What I’m feeling in life now is that I need to be a little more deliberate about what I want to do in the next 10 years, which is why I’ve decided to start working on a narrative nonfiction podcast, something that definitely isn’t easy but something that I can’t stop thinking about all the same. As she was for BosBattle, Stephanie will be my co-pilot for this project, and I have already purchased the base level of equipment (Yeti microphones, pop filters, microphone stands, Studiofoam wedges!) I need to get started.
Now we need to identify and ultimately convince indie game developers that we are capable of telling their stories. If you think you know someone, you can email me at firstname.lastname@example.org.

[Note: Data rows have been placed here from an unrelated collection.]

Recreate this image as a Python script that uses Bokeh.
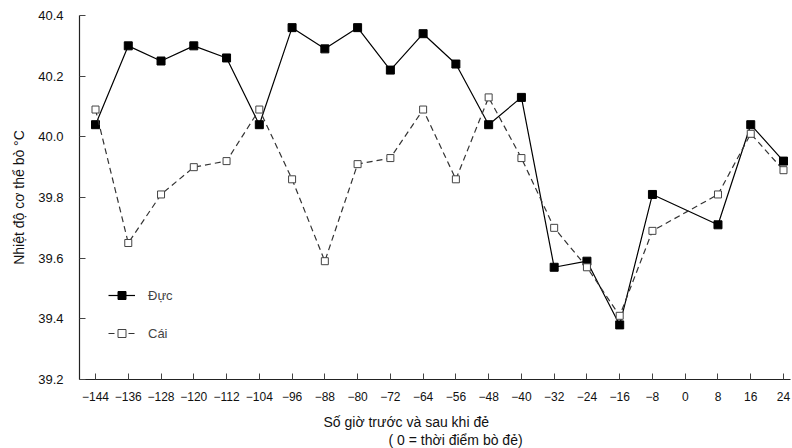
from bokeh.plotting import figure
from bokeh.models import Range1d, FixedTicker, Legend, LegendItem, Title, PrintfTickFormatter
from bokeh.embed import file_html
from bokeh.resources import INLINE

hours = [-144, -136, -128, -120, -112, -104, -96, -88, -80, -72, -64, -56, -48,
         -40, -32, -24, -16, -8, 8, 16, 24]
male = [40.04, 40.30, 40.25, 40.30, 40.26, 40.04, 40.36, 40.29, 40.36, 40.22, 40.34,
        40.24, 40.04, 40.13, 39.57, 39.59, 39.38, 39.81, 39.71, 40.04, 39.92]
female = [40.09, 39.65, 39.81, 39.90, 39.92, 40.09, 39.86, 39.59, 39.91, 39.93, 40.09,
          39.86, 40.13, 39.93, 39.70, 39.57, 39.41, 39.69, 39.81, 40.01, 39.89]
x_ticks = [-144, -136, -128, -120, -112, -104, -96, -88, -80, -72, -64, -56, -48,
           -40, -32, -24, -16, -8, 0, 8, 16, 24]
y_ticks = [39.2, 39.4, 39.6, 39.8, 40.0, 40.2, 40.4]

FONT = "Liberation Sans"

p = figure(width=792, height=448, output_backend="svg", toolbar_location=None,
           x_range=Range1d(-147.91, 25.71), y_range=Range1d(39.2, 40.4),
           min_border_left=79, min_border_right=2, min_border_top=15, min_border_bottom=69)
p.outline_line_color = None
p.xgrid.visible = False
p.ygrid.visible = False
p.background_fill_color = "white"

p.xaxis.ticker = FixedTicker(ticks=x_ticks)
p.yaxis.ticker = FixedTicker(ticks=y_ticks)
p.yaxis.formatter = PrintfTickFormatter(format="%.1f")
for ax in (p.xaxis, p.yaxis):
    ax.major_tick_in = 6
    ax.major_tick_out = 0
    ax.minor_tick_in = 0
    ax.minor_tick_out = 0
    ax.axis_line_color = "#222222"
    ax.axis_line_width = 1.2
    ax.major_tick_line_color = "#444444"
    ax.major_label_text_font = FONT
    ax.major_label_text_color = "#111111"
p.xaxis.major_label_text_font_size = "12px"
p.yaxis.major_label_text_font_size = "13px"
p.xaxis.major_label_standoff = 12
p.yaxis.major_label_standoff = 16

# small invisible spacer below the tick labels
p.xaxis.axis_label = " "
p.xaxis.axis_label_text_font_size = "1px"
p.xaxis.axis_label_standoff = 4

p.yaxis.axis_label = "Nhiệt độ cơ thể bò °C"
p.yaxis.axis_label_text_font = FONT
p.yaxis.axis_label_text_font_size = "14px"
p.yaxis.axis_label_text_font_style = "normal"
p.yaxis.axis_label_text_color = "#111111"
p.yaxis.axis_label_standoff = 8

ml = p.line(hours, male, line_color="black", line_width=1.2)
ms = p.scatter(hours, male, marker="square", size=8, fill_color="black", line_color="black")
fl = p.line(hours, female, line_color="#333333", line_width=1.2, line_dash="6 4")
fs = p.scatter(hours, female, marker="square", size=7, fill_color="white",
               line_color="#444444", line_width=1)

legend = Legend(items=[LegendItem(label="Đực", renderers=[ml, ms]),
                       LegendItem(label="Cái", renderers=[fl, fs])],
                location=(29, 36), border_line_color=None, background_fill_alpha=0,
                glyph_width=27, glyph_height=20, label_height=20, spacing=18,
                padding=0, margin=0, label_standoff=13,
                label_text_font=FONT, label_text_font_size="13px")
p.add_layout(legend)

t1 = Title(text="Số giờ trước và sau khi đẻ", align="left", offset=244,
           text_font=FONT, text_font_size="14px", text_font_style="normal",
           text_color="#111111", standoff=0)
t2 = Title(text="( 0 = thời điểm bò đẻ)", align="left", offset=309,
           text_font=FONT, text_font_size="14px", text_font_style="normal",
           text_color="#111111", standoff=0)
p.add_layout(t1, "below")
p.add_layout(t2, "below")

open("out.html", "w").write(file_html(p, INLINE))
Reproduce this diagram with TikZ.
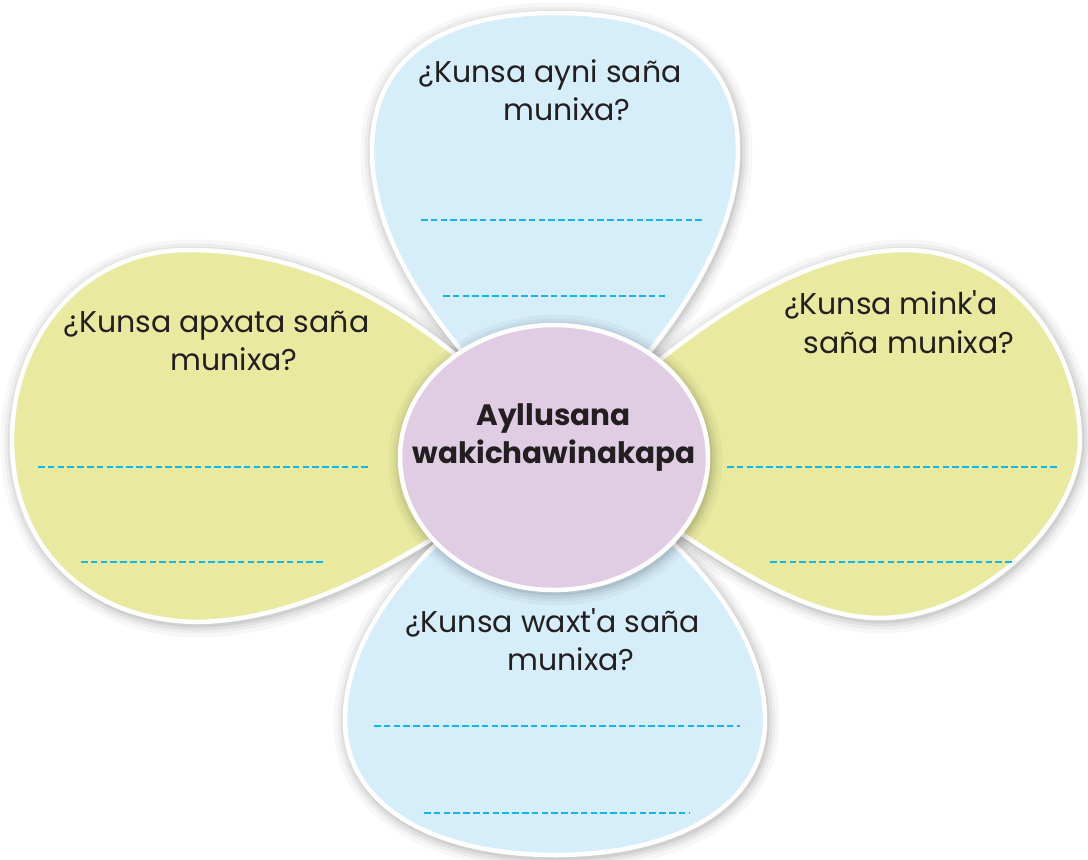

To start off, we are looking for individuals or small teams, ideally 10 people or fewer, and we want to make sure our stories reflect a diversity of voices in the industry.
This is something that will take much more time than any single episode of BosBattle, so it may take at least a couple of months until we have something to share with the community. But my hope is that it can become sustainable this time — and something that can help game developers who need to hear someone’s story about how they made it through and created a game everybody could play.